Even 5e a relatively new RPG system will be considered old and dated in 20 years..
 


RPGs don't need resets as long as there are DMs willing to run them!

How's the OD&D DM training infrastructure? I bet they're churning out new DMs this very minute to make up for not having the marketing power of a mega corp!
 

The only operations that are valid for AC are addition and its inverse, subtraction. You don't multiply ACs by anything, nor divide them by anything. Such concepts have no meaning. Hence, they are interval data. Interval data counts upward. That's what it's for.

The one--and only--context where "count up" is bad is stuff where having more of something is worse than having less of it, not where a small value is somehow greater than having a big value. Stuff like golf, where taking a single stroke to do something is clearly a display of better skill.

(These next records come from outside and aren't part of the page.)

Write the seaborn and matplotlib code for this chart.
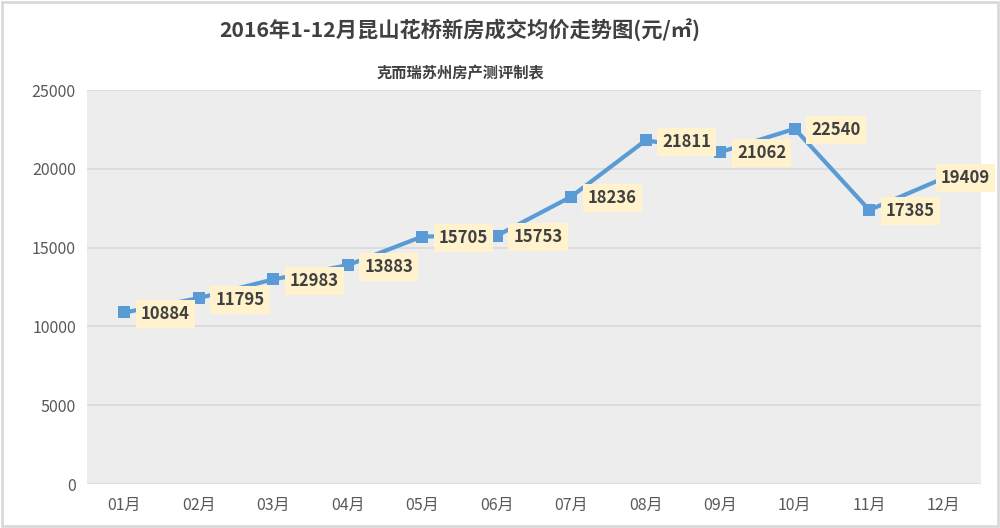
import matplotlib
matplotlib.use("Agg")
import matplotlib.pyplot as plt
import seaborn as sns
import pandas as pd
from matplotlib.patches import Rectangle

months = ["01月", "02月", "03月", "04月", "05月", "06月", "07月", "08月", "09月", "10月", "11月", "12月"]
prices = [10884, 11795, 12983, 13883, 15705, 15753, 18236, 21811, 21062, 22540, 17385, 19409]
yticks = [0, 5000, 10000, 15000, 20000, 25000]

title = "2016年1-12月昆山花桥新房成交均价走势图(元/㎡)"
subtitle = "克而瑞苏州房产测评制表"

sns.set_theme(style="white")
plt.rcParams["font.family"] = ["Noto Sans CJK SC", "DejaVu Sans"]

df = pd.DataFrame({"month": months, "price": prices})

fig = plt.figure(figsize=(10, 5.28), dpi=100)
ax = fig.add_axes([0.087, 0.0833, 0.894, 0.7462])
ax.set_facecolor("#EDEDED")

line_color = "#5B9BD5"
sns.lineplot(data=df, x="month", y="price", ax=ax, sort=False, color=line_color,
             linewidth=3, marker="s", markersize=8, markeredgewidth=0, zorder=3)

n = len(prices)
for i, v in enumerate(prices):
    dx = 12 if i < n - 1 else -2
    dy = -1 if i < n - 1 else 0
    ax.annotate(str(v), (i, v), xytext=(dx, dy), textcoords="offset points",
                ha="left", va="center", fontsize=12, fontweight="bold", color="#404040",
                bbox=dict(boxstyle="square,pad=0.3", fc="#FFF2CC", ec="none"), zorder=4)

ax.set_xlim(-0.5, 11.5)
ax.set_ylim(0, 25000)
ax.set_yticks(yticks)
ax.set_yticklabels([str(t) for t in yticks])
ax.yaxis.grid(True, color="#D9D9D9", linewidth=1.2)
ax.set_axisbelow(True)
for s in ax.spines.values():
    s.set_visible(False)
ax.tick_params(axis="both", length=0, labelsize=11.5, colors="#595959")
ax.tick_params(axis="x", pad=9)
ax.tick_params(axis="y", pad=8)
ax.set_xlabel("")
ax.set_ylabel("")

fig.text(0.46, 0.943, title, ha="center", va="center", fontsize=15.3, fontweight="bold", color="#404040")
fig.text(0.46, 0.862, subtitle, ha="center", va="center", fontsize=11, fontweight="bold", color="#404040")

fig.patches.append(Rectangle((0.002, 0.003), 0.996, 0.994, transform=fig.transFigure,
                             fill=False, ec="#D9D9D9", lw=2))

fig.savefig("out.png", dpi=100, facecolor="white")
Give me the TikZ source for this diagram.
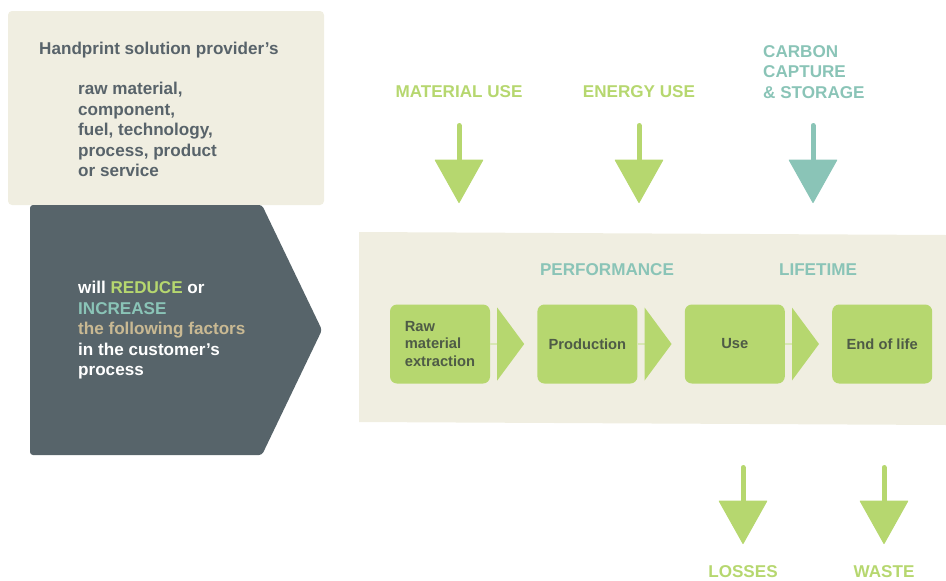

AC is not such a thing. The very fact that an "AC0" can exist, to say nothing of negative AC, is proof that it should not be structured the way golf scores are. With golf, there is a clear minimum stroke count: one per hole. AC doesn't work that way--and, as far as I can tell, essentially never did.
Ah, but if you instead look at AC as something being compared to a "par" value, it can work exactly like golf. :)

I think that might have been part of what inspired the THAC0 mechanic: par was set at AC 0 and the mechanics compared your to-hit against the par value modified by the target's AC variance from that par value.
 

I understand that you can make some changes, to me they are limited in scope however. As I said earlier, either the changes you can make are limited compared to new editions, or I fail to see a meaningful distinction between the two.

I feel like those arguing that 'you can make incremental changes for this' are blurring that line and just have a new edition without calling it that.

So let's see what you consider incremental change to BX and what not

1) not having races as classes
2) removing racial class limits
3) adding skills and feats
4) adding cantrips to vancian casting
5) unified XP progression
6) subclasses
1 and 2 are incremental.

4 is an open question; 1e added cantrips in UA (incremental) but they weren't anything like the cantrips in 5e (not incremental).

3 and 6 could be either incremental or not, depending how they were introduced; the question then becomes one of whether they are necessary to the game.

5 is incremental in itself but has knock-on effects elsewhere that have to be sorted.